From the above therefore, one can say that the 2011 election seemed to have changed the direction of Uganda’s politics. First, Museveni’s percentage vote had declined in every election; from 75 percent in 1996 to 69 percent in 2001 and further to 59 percent in 2006. His absolute vote had also fallen from 5.1million in 2001 to 4.1 million in 2006. This had created hope that at least there was a chance the president could be democratically removed. However, in 2011, his support went up by 10 percentage points – to 68 percent and his absolute vote increased from 4.1m to 5.4 million.
The opposition in Uganda missed this changing dynamic in spite of several indicators that the political ground was shifting. All previous general elections had been preceded by defections from the NRM to the opposition. In 1996 it was Paul Ssemogerere and his allies in the Democratic Party. In 2001, it was Kizza Besigye with the firebrands of NRM. Then 2006 saw the largest exodus of key pillars from NRM to the opposition – Eriya Kategaya, Mugisha Muntu, Amanya Mushega, Bidandi Ssali, Richard Kaijuka, David Pulkol, John Kazora, Miria Matembe, Sarah Kiyingi and Mathew Rukikaire.
Yet the period preceding 2011 saw a reverse trend as key opposition politicians like Chris Rwakasisi, Badru Wegulo, Jacob Oulanyah, Osindek Wangor, Henry Mayiga, John Butime, Alex Onzima, Agnes Okiror (former woman MP for Kumi0, Rhoda Acen (former woman MP for Amuria) etc joined the ruling party. People like Kategaya, Kaijuka, Matembe, Rukikaire, Mushega who had supported the FDC directly and indirectly were now absent from the campaign to topple Museveni.
Yet Museveni’s victory in 2011 was double-edged. On the one hand it seems to have demoralised many opposition supporters thereby making them cynical and apathetic about politics. Indeed, it may even have made some join the NRM in resignation – “if we cannot beat them, let us join them”. Yet on the other hand, this defeat also seems to have radicalised Museveni critics who now believe there is almost no possibility of changing government democratically. This radicalised group, largely led by Dr. Kizza Besigye, has now opted for civil protest to promote regime change.
Therefore, a tendency towards an Arab Spring exists in Uganda but largely as a marginal force. For it to become mainstream Museveni needs to make grievous mistakes that create prolonged economic hardship (just like sky the rocketing inflation we saw last year) followed by reduced economic growth. Adverse conditions like these would play into the hands of those seeking to lead social unrest, forcing government to respond with increased repression. This would most likely harden its opponents while drawing many more Ugandans unto the streets.
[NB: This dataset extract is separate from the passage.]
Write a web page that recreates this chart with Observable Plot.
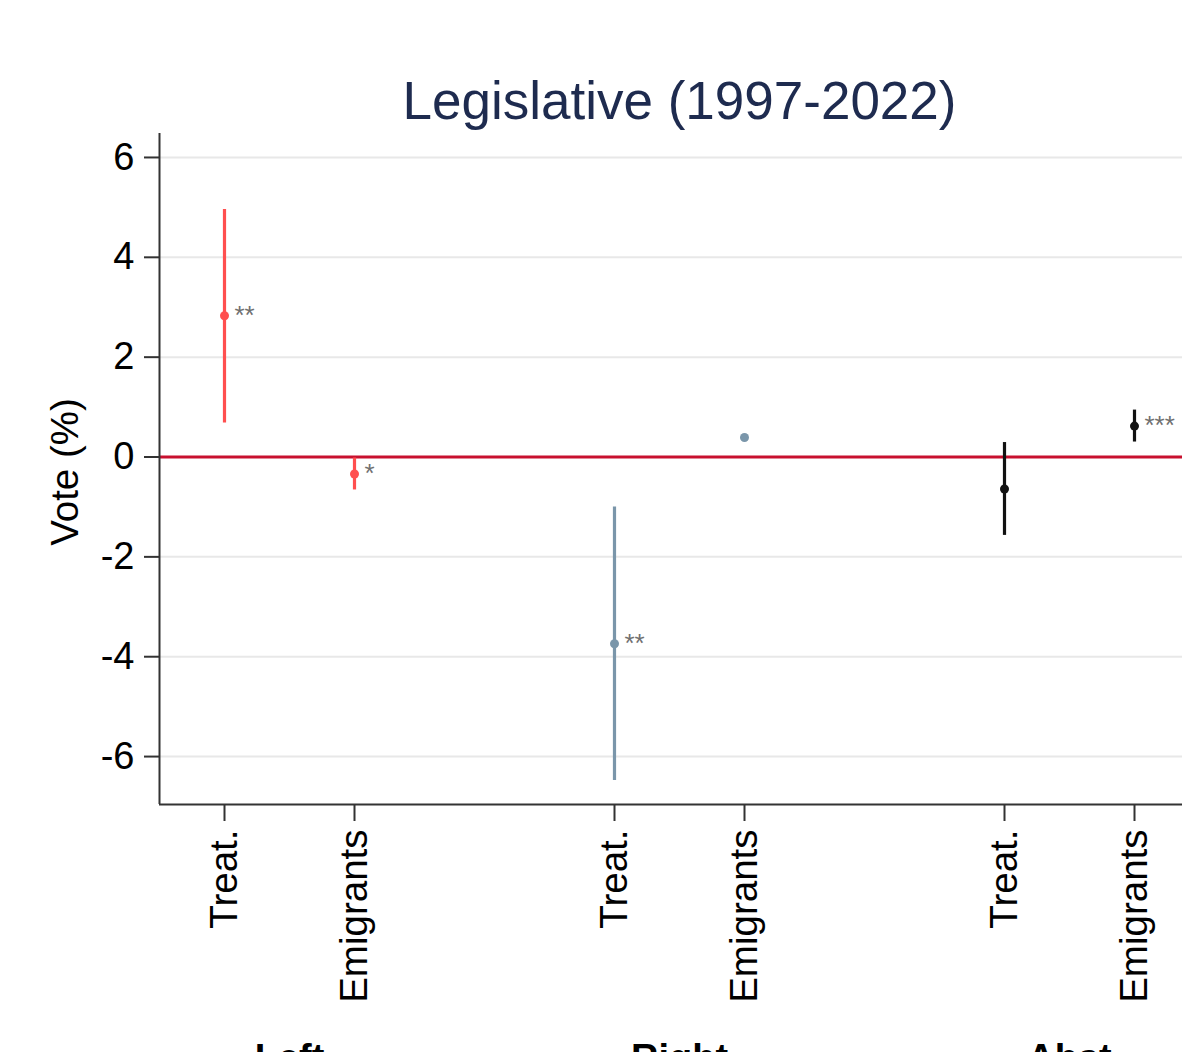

For now, the chances of prolonged economic decline and repression seem low but possible. If Museveni regains the economic initiative, controls inflation and gets growth back to above 6.5 percent, he may stave off mass unrest at the price of producing more restless, unemployed yet educated urban youth. Under such good economic circumstances, political frustration would continually be mitigated by the availability of many avenues to voice dissent – newspapers, radio and television talk shows, civil society and political party activism. Thus, change may have to come within the existing political arrangements rather than by dismantling them first.
Therefore, while one cannot rule out the possibility or probability of an Arab Spring kind of insurrection in Uganda, one also has to be more sceptical about it. Yet Besigye seems to have concluded the opposite: That he needs to bring about change by shifting from FDC to For God and Country (4GC). It seems to me that the most prudent approach is to improve the organisational effectiveness of FDC and move its main thrust from the fanatical fringe of the political debate to the political centre in order to appeal to a larger body of Ugandans.